Only the lines from the start of the data to the line containing "(1361,4) -- (1361,818);", both included, should be output, exactly and without pictures.

• Dataset excerpt:
▬▬▬▬▬▬

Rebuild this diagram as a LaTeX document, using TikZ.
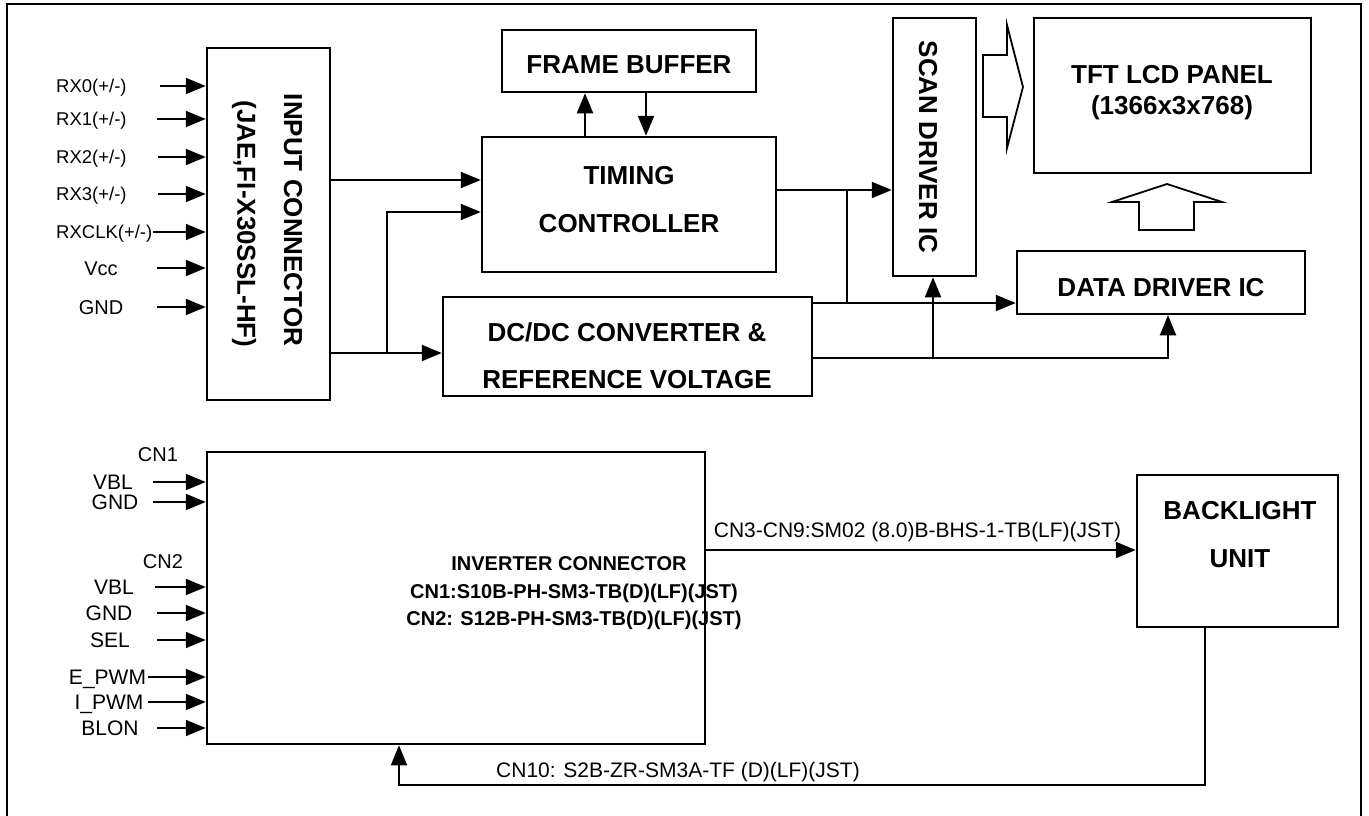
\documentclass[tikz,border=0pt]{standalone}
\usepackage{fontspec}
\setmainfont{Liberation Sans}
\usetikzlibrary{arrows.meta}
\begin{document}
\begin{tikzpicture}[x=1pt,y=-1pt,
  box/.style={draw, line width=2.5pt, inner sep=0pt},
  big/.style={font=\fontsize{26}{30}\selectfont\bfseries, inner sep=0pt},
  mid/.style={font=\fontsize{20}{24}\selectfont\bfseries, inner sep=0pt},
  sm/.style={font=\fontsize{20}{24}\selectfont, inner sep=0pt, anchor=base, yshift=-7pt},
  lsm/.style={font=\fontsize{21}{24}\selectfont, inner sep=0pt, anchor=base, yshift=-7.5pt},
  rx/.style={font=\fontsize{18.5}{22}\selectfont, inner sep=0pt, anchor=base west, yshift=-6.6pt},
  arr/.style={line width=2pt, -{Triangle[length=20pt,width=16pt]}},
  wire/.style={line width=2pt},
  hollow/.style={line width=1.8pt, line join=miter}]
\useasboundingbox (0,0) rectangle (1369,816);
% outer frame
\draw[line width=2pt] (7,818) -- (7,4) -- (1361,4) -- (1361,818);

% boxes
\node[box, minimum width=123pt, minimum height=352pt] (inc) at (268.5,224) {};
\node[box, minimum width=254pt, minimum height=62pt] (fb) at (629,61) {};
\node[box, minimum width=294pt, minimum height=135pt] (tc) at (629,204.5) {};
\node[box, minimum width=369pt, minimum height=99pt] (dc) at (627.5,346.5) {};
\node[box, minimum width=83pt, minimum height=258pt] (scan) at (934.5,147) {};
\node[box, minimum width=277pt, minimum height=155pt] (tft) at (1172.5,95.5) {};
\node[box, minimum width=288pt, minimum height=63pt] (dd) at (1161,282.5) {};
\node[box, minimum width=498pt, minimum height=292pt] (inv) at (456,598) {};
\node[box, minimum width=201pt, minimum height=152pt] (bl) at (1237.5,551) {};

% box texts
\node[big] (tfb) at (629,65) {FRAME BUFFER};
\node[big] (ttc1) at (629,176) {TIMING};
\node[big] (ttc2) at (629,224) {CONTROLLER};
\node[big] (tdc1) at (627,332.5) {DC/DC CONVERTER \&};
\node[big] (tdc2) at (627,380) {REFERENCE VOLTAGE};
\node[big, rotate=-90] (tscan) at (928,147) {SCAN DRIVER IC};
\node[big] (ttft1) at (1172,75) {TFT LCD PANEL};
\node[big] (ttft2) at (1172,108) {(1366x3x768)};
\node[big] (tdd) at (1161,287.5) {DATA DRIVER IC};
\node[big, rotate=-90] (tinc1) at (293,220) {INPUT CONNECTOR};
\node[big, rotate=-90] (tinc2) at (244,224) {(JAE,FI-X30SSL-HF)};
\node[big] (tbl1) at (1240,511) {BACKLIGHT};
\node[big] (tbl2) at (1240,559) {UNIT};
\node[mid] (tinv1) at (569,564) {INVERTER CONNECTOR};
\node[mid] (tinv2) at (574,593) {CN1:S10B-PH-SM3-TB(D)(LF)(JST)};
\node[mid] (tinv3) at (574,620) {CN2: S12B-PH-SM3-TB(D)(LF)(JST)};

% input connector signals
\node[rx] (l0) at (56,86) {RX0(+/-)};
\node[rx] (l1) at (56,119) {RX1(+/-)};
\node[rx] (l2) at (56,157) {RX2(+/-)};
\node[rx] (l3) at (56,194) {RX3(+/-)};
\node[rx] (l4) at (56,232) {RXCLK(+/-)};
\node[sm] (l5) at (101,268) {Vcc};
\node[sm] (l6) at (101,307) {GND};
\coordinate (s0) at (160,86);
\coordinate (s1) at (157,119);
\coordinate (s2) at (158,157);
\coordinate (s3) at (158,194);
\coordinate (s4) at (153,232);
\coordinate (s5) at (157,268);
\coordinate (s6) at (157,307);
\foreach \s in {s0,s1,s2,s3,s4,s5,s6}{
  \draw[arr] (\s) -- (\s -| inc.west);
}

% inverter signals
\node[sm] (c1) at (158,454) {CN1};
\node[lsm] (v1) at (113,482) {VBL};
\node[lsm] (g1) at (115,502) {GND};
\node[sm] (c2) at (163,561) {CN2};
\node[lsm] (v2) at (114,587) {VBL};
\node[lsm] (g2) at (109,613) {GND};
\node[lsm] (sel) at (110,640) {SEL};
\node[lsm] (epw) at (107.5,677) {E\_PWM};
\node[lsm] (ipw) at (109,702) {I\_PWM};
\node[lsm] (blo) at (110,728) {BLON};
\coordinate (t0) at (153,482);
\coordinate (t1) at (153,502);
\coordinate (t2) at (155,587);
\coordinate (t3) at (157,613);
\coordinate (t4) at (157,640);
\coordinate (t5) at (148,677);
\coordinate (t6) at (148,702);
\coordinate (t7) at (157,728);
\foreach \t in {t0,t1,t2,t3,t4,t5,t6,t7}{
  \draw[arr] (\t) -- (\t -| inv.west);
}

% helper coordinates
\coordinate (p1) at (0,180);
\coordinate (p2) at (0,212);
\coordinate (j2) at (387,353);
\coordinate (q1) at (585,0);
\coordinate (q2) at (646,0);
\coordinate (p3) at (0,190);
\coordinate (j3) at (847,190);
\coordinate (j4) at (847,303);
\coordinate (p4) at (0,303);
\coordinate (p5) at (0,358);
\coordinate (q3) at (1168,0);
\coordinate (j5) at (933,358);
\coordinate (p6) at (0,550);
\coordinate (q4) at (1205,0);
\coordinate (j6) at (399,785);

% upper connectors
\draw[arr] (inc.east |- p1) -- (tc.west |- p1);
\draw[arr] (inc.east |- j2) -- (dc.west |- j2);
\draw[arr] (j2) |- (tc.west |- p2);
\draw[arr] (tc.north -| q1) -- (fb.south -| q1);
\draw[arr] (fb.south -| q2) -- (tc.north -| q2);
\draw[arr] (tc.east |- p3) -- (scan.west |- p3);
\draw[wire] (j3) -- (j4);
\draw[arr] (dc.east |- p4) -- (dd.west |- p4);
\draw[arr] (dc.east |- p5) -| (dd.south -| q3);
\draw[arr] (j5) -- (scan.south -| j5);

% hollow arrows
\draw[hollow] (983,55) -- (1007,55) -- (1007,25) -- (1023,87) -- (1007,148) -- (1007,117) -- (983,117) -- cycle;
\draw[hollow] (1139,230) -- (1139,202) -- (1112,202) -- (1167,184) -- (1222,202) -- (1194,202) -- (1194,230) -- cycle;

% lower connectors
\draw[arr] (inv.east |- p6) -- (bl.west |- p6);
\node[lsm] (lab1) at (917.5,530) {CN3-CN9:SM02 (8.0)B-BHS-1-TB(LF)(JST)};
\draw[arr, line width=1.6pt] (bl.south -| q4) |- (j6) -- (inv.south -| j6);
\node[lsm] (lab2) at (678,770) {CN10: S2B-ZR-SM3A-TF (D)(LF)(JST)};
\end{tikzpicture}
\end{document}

▬▬▬▬▬▬

• The result:
Rebuild this diagram as a LaTeX document, using TikZ.
\documentclass[tikz,border=0pt]{standalone}
\usepackage{fontspec}
\setmainfont{Liberation Sans}
\usetikzlibrary{arrows.meta}
\begin{document}
\begin{tikzpicture}[x=1pt,y=-1pt,
  box/.style={draw, line width=2.5pt, inner sep=0pt},
  big/.style={font=\fontsize{26}{30}\selectfont\bfseries, inner sep=0pt},
  mid/.style={font=\fontsize{20}{24}\selectfont\bfseries, inner sep=0pt},
  sm/.style={font=\fontsize{20}{24}\selectfont, inner sep=0pt, anchor=base, yshift=-7pt},
  lsm/.style={font=\fontsize{21}{24}\selectfont, inner sep=0pt, anchor=base, yshift=-7.5pt},
  rx/.style={font=\fontsize{18.5}{22}\selectfont, inner sep=0pt, anchor=base west, yshift=-6.6pt},
  arr/.style={line width=2pt, -{Triangle[length=20pt,width=16pt]}},
  wire/.style={line width=2pt},
  hollow/.style={line width=1.8pt, line join=miter}]
\useasboundingbox (0,0) rectangle (1369,816);
% outer frame
\draw[line width=2pt] (7,818) -- (7,4) -- (1361,4) -- (1361,818);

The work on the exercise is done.